← Back to context

Comment by adrian_b

16 hours ago

XFS filesystems do not have a "/lost+found" directory in their normal state.

In the very rare occasions when one has to run "xfs_repair", it will create a "/lost+found" directory, if it is required for recovered files.

After the repair and after investigating whether the recovered files contain useful data or not (and after moving the useful files elsewhere), one should normally delete the "/lost+found" directory, because it is no longer needed.

XFS as implemented in RHEL8+ (the only places i've used it in anger) tends to handle being full very badly, leading to system lockups and blocked tasks necessitating a hard reboot. Worse yet is when it's in this state the journal fills and nothing can be done with the volume.

To recover from this on a volume mounted at boot mandates going to either a live disk, or stopping boot in initramfs and running xfs_repair there, I've fruitlessly attempted to play back the journal on many separate occasions by attempting to mount the filesystem (again causing a lock up due to no space) in that state you have to drop the journal, run xfs_repair and then clean up the detritus from /lost+found (and then the location that caused the disk to fill altogether).

EXT4 has other issues certainly, but at least it reserves blocks for the root user explicitly so the system doesn't stop.

  • Don't know if this is a regression from before, since in the RHEL 5/6 days I used XFS filesystems as my default filesystem on large storage-pools. Since XFS doesn't have a shrink option, I would create filesystems of a few gigabytes in size, and grow them whenever needed. I mostly used them for monthly archiving of uploads to a customer's website, so there would be a YYYY-MM lvm volume with an XFS filesystem, and during the month it would be grown automatically from a cronjob if space got tight. I'm quite sure I must have had a bunch of full filesystems there, and never ran into any crashing issues with full XFS filesystems (though these were not the 'root' filesystem). But even on my current laptop (with debian 12/13) I'm running XFS on all filesystems (besides /boot and /efi), and they report being full often enough without any crashes/reboots.

  • The last time when I have used RHEL was decades ago, so I do not have any idea about what happens there.

    On the other hand, I have been using XFS since 2005 (since when I have transitioned from 32-bit Linux to 64-bit Linux), on a great variety of hardware systems, servers, desktops, mini-PCs, laptops.

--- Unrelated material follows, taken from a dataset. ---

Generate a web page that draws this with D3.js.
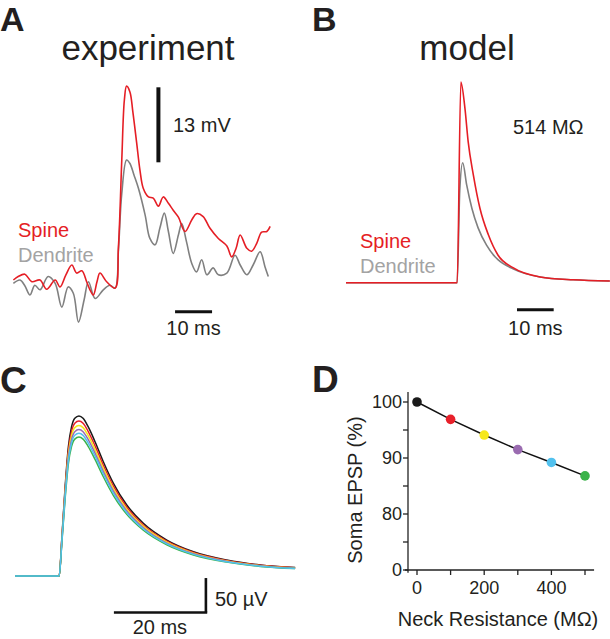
<!DOCTYPE html>
<html><head><meta charset="utf-8">
<script src="https://cdn.jsdelivr.net/npm/d3@7"></script>
<style>
body{margin:0;background:#fff}
svg{display:block}
text{font-family:"Liberation Sans",Arial,Helvetica,sans-serif;fill:#231f20}
</style>
</head><body>
<svg id="fig" width="610" height="639"></svg>
<script>
// ---------- Panel A: experiment (time ms, voltage mV) ----------
const expSpine = [[0.1,0],[1.4,0.6],[3.2,1.0],[5.1,-0.3],[7.3,0],[9.1,-1.6],[11.4,0],[12.7,-1.2],[14.3,0.9],[15.9,2.6],[17.2,1.2],[18.6,1.6],[19.9,-0.3],[20.8,-1.7],[21.7,-2.6],[22.7,-0.3],[23.5,1.2],[25.3,-0.3],[27.6,-1.4],[28.5,5.8],[29.4,20.8],[30.1,31.2],[30.7,33.6],[31.6,32.6],[32.4,29.1],[33.4,23.9],[34.3,19.1],[35.2,15.9],[36.6,14.4],[37.9,14.2],[39.3,12.8],[40.6,14.4],[42.0,13.3],[43.3,12.1],[44.7,10.9],[46.5,8.4],[48.3,10.4],[49.6,11.5],[51.4,11.0],[53.2,9.0],[55.5,7.2],[57.8,5.9],[59.1,4.0],[60.3,5.5],[61.4,7.8],[63.2,5.5],[64.5,5.0],[65.9,6.4],[67.2,8.3],[68.6,8.4],[69.5,9.3]];
const expDendrite = [[0.1,-0.6],[1.9,0],[3.2,-1.0],[4.6,-2.6],[5.9,-0.9],[7.3,-1.7],[9.5,0.6],[11.4,-0.6],[13.2,-4.7],[14.9,-1.2],[16.3,-2.3],[17.7,-7.3],[19.2,-3.5],[20.4,-0.3],[22.2,-3.2],[24.4,-1.7],[26.2,-0.9],[27.6,-1.4],[28.5,5.2],[29.4,15.0],[30.7,20.8],[31.6,20.2],[32.7,18.2],[33.9,15.9],[35.7,11.3],[37.0,7.2],[38.4,6.1],[39.7,9.0],[40.9,11.6],[42.0,8.4],[43.3,4.6],[44.7,7.8],[45.6,9.8],[46.9,6.6],[48.3,2.9],[49.6,1.4],[51.0,3.5],[52.4,0.9],[54.1,2.1],[55.5,0.9],[57.8,1.2],[60.0,4.3],[61.4,2.6],[63.2,0.9],[64.9,2.6],[66.8,4.9],[68.1,2.3],[69.0,0.6]];

// ---------- Panel B: model (time ms, voltage mV) ----------
const modelSpine = [[0,0],[30.3,0],[31.3,34.8],[32.4,30.3],[33.3,24.4],[34.7,18.7],[36.5,12.9],[38.8,8.3],[41.4,4.8],[45.5,2.6],[52.9,1.0],[61.9,0.5],[71.9,0.3]];
const modelDendrite = [[0,0],[30.3,0],[31.0,16.0],[31.8,20.8],[32.9,16.9],[34.3,12.9],[36.0,9.5],[38.3,6.5],[40.6,4.5],[41.4,4.0],[45.5,2.4],[52.9,1.0],[61.9,0.5],[71.9,0.3]];
const modelNeckLabel = "514 MΩ";

// ---------- Panel C: soma EPSP waveform at 0 MΩ (time ms, µV) ----------
const somaWave = [[0,0],[9.6,0],[10.2,57.8],[10.9,131],[11.6,190],[12.3,219.6],[13.0,231.9],[13.9,235.3],[14.8,231.9],[15.9,219.6],[17.4,197.5],[19.2,168.1],[21.4,136.3],[24.3,104.4],[27.9,77.5],[33.0,52.9],[38.8,35.7],[46.0,23.5],[53.3,16.2],[60.9,12.5]];

// ---------- Panel D: neck resistance vs soma EPSP ----------
const neckResistance = [0,100,200,300,400,500];
const somaEPSP = [100,96.9,94.1,91.5,89.2,86.8];
const dotColors = ["#1a1a1a","#e8202a","#f6e81c","#9a6bb0","#52c1ee","#3bb34a"];
const xTickLabels = ["0","200","400"];
const yTickLabels = ["0","80","90","100"];

const RED = "#e51e25", GRAY = "#808080", GRAYTXT = "#a3a3a3";
const svg = d3.select("#fig");

function txt(x,y,s,opt={}){
  const t = svg.append("text").attr("x",x).attr("y",y).text(s)
    .style("font-size",(opt.size||20)+"px");
  if(opt.bold) t.style("font-weight","bold");
  if(opt.anchor) t.attr("text-anchor",opt.anchor);
  if(opt.fill) t.style("fill",opt.fill);
  return t;
}
function bar(x1,y1,x2,y2,w){
  svg.append("line").attr("x1",x1).attr("y1",y1).attr("x2",x2).attr("y2",y2)
    .attr("stroke","#111").attr("stroke-width",w);
}

// Panel letters and titles
txt(0,31,"A",{size:34,bold:true});
txt(312,31,"B",{size:34,bold:true});
txt(0,393,"C",{size:37,bold:true});
txt(312,392,"D",{size:37,bold:true});
txt(148,60,"experiment",{size:35,anchor:"middle"});
txt(467,60,"model",{size:35,anchor:"middle"});

// ----- A -----
const xA = d3.scaleLinear().domain([0,70]).range([13,272]);
const yA = d3.scaleLinear().domain([0,13]).range([280,205]);
const lineA = d3.line().x(d=>xA(d[0])).y(d=>yA(d[1])).curve(d3.curveCatmullRom.alpha(0.5));
svg.append("path").attr("d",lineA(expDendrite)).attr("fill","none").attr("stroke",GRAY).attr("stroke-width",1.6);
svg.append("path").attr("d",lineA(expSpine)).attr("fill","none").attr("stroke",RED).attr("stroke-width",1.6);
bar(xA(39.3),yA(20.4),xA(39.3),yA(33.4),4);
bar(xA(43.8),yA(-5.5),xA(53.8),yA(-5.5),3);
txt(173,132,"13 mV");
txt((xA(43.8)+xA(53.8))/2,335,"10 ms",{anchor:"middle"});
txt(18,237,"Spine",{fill:RED});
txt(18,262,"Dendrite",{fill:GRAYTXT});

// ----- B -----
const xB = d3.scaleLinear().domain([0,72]).range([346,610.2]);
const yB = d3.scaleLinear().domain([0,13]).range([282.7,207.7]);
const lineB = d3.line().x(d=>xB(d[0])).y(d=>yB(d[1])).curve(d3.curveMonotoneX);
svg.append("path").attr("d",lineB(modelDendrite)).attr("fill","none").attr("stroke",GRAY).attr("stroke-width",1.6);
svg.append("path").attr("d",lineB(modelSpine)).attr("fill","none").attr("stroke",RED).attr("stroke-width",1.6);
bar(xB(46.6),yB(-4.7),xB(56.6),yB(-4.7),3);
txt(513,134,modelNeckLabel);
txt((xB(46.6)+xB(56.6))/2,335,"10 ms",{anchor:"middle"});
txt(360,248,"Spine",{fill:RED});
txt(360,273,"Dendrite",{fill:GRAYTXT});

// ----- C -----
const xC = d3.scaleLinear().domain([0,61]).range([15,295.6]);
const yC = d3.scaleLinear().domain([0,50]).range([576,542]);
const lineC = d3.line().x(d=>xC(d[0])).y(d=>yC(d[1])).curve(d3.curveMonotoneX);
const drawOrder = [0,1,2,3,5,4];
drawOrder.forEach(i=>{
  const k = somaEPSP[i]/100;
  svg.append("path").attr("d",lineC(somaWave.map(d=>[d[0],d[1]*k])))
    .attr("fill","none").attr("stroke",dotColors[i]).attr("stroke-width",1.5);
});
bar(xC(41.5),yC(-3),xC(41.5),yC(-53.7),2.6);
bar(xC(21.5),yC(-53.7),xC(41.5)+1.3,yC(-53.7),2.6);
txt(215,606,"50 µV");
txt((xC(21.5)+xC(41.5))/2,634,"20 ms",{anchor:"middle"});

// ----- D -----
const xD = d3.scaleLinear().domain([0,500]).range([417,585]);
const yD = d3.scaleLinear().domain([70,100]).range([570,402]);
const gD = svg.append("g");
gD.append("line").attr("x1",xD(-36)).attr("x2",xD(527)).attr("y1",yD(70)).attr("y2",yD(70)).attr("stroke","#222").attr("stroke-width",1.3);
gD.append("line").attr("x1",408).attr("x2",408).attr("y1",yD(69.5)).attr("y2",yD(101.8)).attr("stroke","#222").attr("stroke-width",1.3);
neckResistance.forEach(v=>{
  gD.append("line").attr("x1",xD(v)).attr("x2",xD(v)).attr("y1",yD(70)).attr("y2",yD(70)+5).attr("stroke","#222").attr("stroke-width",1.3);
});
[0,200,400].forEach((v,i)=>{
  gD.append("text").attr("x",xD(v)).attr("y",594).attr("text-anchor","middle").style("font-size","18px").text(xTickLabels[i]);
});
[70,75,80,85,90,95,100].forEach(v=>{
  gD.append("line").attr("x1",408).attr("x2",403).attr("y1",yD(v)).attr("y2",yD(v)).attr("stroke","#222").attr("stroke-width",1.3);
});
[70,80,90,100].forEach((v,i)=>{
  gD.append("text").attr("x",402).attr("y",yD(v)).attr("dy","0.36em").attr("text-anchor","end").style("font-size","18px").text(yTickLabels[i]);
});
const lineD = d3.line().x((d,i)=>xD(neckResistance[i])).y(d=>yD(d));
gD.append("path").attr("d",lineD(somaEPSP)).attr("fill","none").attr("stroke","#111").attr("stroke-width",1.5);
somaEPSP.forEach((v,i)=>{
  gD.append("circle").attr("cx",xD(neckResistance[i])).attr("cy",yD(v)).attr("r",4.8).attr("fill",dotColors[i]);
});
svg.append("text").attr("transform","translate(362,490) rotate(-90)").attr("text-anchor","middle").style("font-size","20px").text("Soma EPSP (%)");
txt(498,626,"Neck Resistance (MΩ)",{anchor:"middle"});
</script>
</body></html>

    My file systems are typically mostly full and from time to time I had incidents when some job failed by filling completely the file system and no longer having any space left for writing the remainder of the files being written.

    Filling completely the HDD or SSD has never caused any problems. I have always just deleted some files or moved some files to other file systems, and I have continued working. Sometimes I had some downloading in progress, which was halted by the browser because of full disk, and in such cases, after making space, I just resumed the download in the browser.

    So I am puzzled by your experience, but I am not very surprised because in Linux there are many obscure configuration options, so the behavior can vary a lot between distributions (I typically use Gentoo). Perhaps your problems were caused by certain daemons that were continuing to make write attempts in the background, which I do not have.

    The only problems that I have ever encountered in XFS happened only in early XFS, i.e. 2 decades ago, which was extremely sensitive to power failures, despite being a journaled filesystem. In early XFS, after a power failure, some previously open files were erased, even if they had been open only for reading. Because of this, a power failure frequently bricked the system, by erasing "/etc/fstab".

    However, this stupid XFS feature has been corrected many years ago and nowadays power failures normally do not have any effect on XFS, i.e. xfs_repair is normally not needed, even after power failures. That was a bug at the conceptual level, not at the programming level, because the erasure of some files in early XFS was intentional, because it wrongly concluded that they might have been corrupted.

    While early XFS was notorious for its fragility against power failures, at that time none of the competing file systems was significantly better, all were buggy. Around the same time, more than two decades ago, I have seen a lot of other filesystems corrupted by power failures, regardless whether they were Windows NTFS or Linux EXT3 or JFS, despite the fact that all were advertised as being resistant to power failures by being journaled. At that time, only one filesystem was completely impervious to power failures, and it was non-journaled, the FreeBSD UFS with "soft updates" (i.e. with a careful ordering of the disk writes, to maintain a consistent state across power failures).

  • XFS tip:

    If you truncate a file it doesn't update metadata. That's how you can get back space for the journal log to start cleaning up crap without rebooting the box and/or taking services down.

    • My initialisation script creates five 100M files in /root (which is on /) to give something to manually delete for breathing room.